Repeat everything from the first line of the listing below through the line that contains "-0.06, -0.06, -0.05, -0.04, -0.03, -0.02, -0.01, -0.02, -0.03]", exactly. Leave out pictures.

# start of RECORDED INFORMATION

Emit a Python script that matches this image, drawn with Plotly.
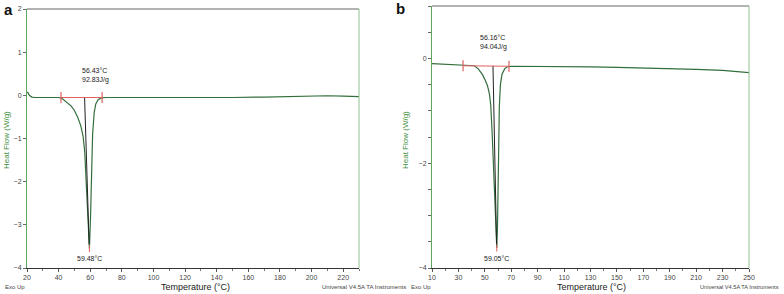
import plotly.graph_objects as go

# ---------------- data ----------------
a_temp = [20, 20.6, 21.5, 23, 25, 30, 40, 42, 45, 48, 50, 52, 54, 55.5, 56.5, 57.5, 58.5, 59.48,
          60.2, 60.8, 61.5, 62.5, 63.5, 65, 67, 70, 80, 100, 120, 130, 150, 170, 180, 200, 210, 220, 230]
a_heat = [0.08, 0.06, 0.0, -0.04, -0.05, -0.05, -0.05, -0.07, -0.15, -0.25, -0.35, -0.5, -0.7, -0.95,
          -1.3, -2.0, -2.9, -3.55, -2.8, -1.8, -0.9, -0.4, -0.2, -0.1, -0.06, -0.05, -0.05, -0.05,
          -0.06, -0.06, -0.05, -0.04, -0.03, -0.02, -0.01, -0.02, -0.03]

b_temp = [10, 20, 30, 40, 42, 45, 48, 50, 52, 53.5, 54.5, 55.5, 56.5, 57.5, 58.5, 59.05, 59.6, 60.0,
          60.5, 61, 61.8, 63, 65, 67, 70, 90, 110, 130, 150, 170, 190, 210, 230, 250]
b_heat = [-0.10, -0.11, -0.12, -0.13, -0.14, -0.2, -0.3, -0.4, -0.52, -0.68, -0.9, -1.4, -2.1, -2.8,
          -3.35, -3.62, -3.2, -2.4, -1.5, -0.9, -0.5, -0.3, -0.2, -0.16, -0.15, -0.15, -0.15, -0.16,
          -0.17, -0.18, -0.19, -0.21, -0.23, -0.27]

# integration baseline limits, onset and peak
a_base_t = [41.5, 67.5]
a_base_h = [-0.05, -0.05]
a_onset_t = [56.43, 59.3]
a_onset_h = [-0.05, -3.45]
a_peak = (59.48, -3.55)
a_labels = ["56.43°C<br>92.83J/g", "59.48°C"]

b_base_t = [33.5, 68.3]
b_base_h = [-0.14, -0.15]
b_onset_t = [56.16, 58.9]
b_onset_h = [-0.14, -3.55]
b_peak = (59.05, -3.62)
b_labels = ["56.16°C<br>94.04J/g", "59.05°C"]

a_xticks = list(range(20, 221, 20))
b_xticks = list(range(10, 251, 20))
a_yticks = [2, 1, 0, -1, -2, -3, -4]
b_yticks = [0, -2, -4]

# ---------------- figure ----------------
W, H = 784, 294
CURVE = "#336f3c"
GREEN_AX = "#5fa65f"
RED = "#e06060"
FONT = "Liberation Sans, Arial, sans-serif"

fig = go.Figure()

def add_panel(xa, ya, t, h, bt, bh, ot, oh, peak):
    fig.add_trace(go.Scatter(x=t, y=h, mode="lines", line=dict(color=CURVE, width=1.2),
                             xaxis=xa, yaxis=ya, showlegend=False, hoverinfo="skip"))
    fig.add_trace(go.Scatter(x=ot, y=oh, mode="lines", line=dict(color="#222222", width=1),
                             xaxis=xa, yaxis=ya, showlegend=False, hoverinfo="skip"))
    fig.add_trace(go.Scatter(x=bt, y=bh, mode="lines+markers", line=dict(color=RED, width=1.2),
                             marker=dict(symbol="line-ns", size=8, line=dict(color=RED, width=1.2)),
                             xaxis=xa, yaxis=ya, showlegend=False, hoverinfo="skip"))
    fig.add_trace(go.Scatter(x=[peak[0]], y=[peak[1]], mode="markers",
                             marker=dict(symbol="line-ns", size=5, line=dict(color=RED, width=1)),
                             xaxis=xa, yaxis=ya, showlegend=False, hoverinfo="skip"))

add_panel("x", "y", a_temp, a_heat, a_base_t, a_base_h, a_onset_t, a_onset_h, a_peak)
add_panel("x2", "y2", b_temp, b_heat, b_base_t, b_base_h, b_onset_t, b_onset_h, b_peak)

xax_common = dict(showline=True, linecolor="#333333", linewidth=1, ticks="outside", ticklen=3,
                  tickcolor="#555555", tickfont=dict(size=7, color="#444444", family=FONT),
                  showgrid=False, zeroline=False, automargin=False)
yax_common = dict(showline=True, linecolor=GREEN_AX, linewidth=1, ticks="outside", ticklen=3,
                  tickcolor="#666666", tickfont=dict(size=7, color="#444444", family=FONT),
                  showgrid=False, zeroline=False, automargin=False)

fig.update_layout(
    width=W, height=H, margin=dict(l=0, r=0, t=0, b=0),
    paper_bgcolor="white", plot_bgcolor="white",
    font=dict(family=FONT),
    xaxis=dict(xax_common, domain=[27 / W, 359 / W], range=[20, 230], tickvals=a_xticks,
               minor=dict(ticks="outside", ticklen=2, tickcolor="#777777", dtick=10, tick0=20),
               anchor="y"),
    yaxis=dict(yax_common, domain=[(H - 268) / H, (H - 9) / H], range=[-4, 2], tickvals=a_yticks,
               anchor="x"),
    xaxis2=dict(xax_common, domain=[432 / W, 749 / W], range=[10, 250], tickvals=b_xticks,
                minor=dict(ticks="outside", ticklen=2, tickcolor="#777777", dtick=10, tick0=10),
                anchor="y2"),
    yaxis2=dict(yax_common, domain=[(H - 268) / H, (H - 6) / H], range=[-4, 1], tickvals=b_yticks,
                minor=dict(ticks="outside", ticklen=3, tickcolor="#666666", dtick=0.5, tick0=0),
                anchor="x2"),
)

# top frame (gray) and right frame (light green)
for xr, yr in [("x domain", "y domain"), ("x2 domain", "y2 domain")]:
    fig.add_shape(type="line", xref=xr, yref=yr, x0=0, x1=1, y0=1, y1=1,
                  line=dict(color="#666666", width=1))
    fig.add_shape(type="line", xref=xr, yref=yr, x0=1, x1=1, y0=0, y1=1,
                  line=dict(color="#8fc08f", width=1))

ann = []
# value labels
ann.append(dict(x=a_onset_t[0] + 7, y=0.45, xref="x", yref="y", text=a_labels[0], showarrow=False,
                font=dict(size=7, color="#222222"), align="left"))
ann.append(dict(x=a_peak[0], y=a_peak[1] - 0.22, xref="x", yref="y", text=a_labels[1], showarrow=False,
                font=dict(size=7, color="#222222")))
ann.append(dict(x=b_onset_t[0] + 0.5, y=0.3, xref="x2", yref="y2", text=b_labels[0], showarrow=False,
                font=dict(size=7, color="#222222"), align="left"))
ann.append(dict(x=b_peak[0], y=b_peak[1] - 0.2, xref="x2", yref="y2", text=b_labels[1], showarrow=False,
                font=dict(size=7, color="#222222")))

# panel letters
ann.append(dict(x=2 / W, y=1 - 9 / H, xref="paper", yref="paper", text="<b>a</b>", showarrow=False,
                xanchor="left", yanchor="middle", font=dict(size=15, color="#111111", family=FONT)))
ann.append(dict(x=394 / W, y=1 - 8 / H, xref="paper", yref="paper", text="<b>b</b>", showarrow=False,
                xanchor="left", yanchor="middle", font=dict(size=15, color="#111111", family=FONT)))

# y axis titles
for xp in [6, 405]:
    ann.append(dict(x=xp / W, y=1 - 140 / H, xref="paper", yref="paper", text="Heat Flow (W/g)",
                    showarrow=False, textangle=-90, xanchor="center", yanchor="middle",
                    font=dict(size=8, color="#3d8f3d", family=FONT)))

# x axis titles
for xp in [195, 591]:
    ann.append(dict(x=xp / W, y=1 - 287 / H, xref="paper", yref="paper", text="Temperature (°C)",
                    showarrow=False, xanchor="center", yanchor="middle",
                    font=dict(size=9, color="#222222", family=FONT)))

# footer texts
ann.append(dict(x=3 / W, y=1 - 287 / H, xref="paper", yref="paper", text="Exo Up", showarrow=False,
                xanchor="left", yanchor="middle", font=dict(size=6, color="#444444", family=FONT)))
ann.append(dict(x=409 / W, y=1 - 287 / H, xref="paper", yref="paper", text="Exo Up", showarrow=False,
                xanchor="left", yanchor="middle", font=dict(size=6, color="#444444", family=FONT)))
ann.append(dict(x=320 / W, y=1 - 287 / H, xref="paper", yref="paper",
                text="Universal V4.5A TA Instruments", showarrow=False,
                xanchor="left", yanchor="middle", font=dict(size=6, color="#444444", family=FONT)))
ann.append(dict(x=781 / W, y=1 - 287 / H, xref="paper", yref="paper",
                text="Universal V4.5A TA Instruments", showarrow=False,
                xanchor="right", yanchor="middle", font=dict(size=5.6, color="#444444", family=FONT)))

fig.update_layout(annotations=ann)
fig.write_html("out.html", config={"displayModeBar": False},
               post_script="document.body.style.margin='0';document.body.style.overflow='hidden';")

# end of RECORDED INFORMATION

= ANSWER IN FULL =
Emit a Python script that matches this image, drawn with Plotly.
import plotly.graph_objects as go

# ---------------- data ----------------
a_temp = [20, 20.6, 21.5, 23, 25, 30, 40, 42, 45, 48, 50, 52, 54, 55.5, 56.5, 57.5, 58.5, 59.48,
          60.2, 60.8, 61.5, 62.5, 63.5, 65, 67, 70, 80, 100, 120, 130, 150, 170, 180, 200, 210, 220, 230]
a_heat = [0.08, 0.06, 0.0, -0.04, -0.05, -0.05, -0.05, -0.07, -0.15, -0.25, -0.35, -0.5, -0.7, -0.95,
          -1.3, -2.0, -2.9, -3.55, -2.8, -1.8, -0.9, -0.4, -0.2, -0.1, -0.06, -0.05, -0.05, -0.05,
          -0.06, -0.06, -0.05, -0.04, -0.03, -0.02, -0.01, -0.02, -0.03]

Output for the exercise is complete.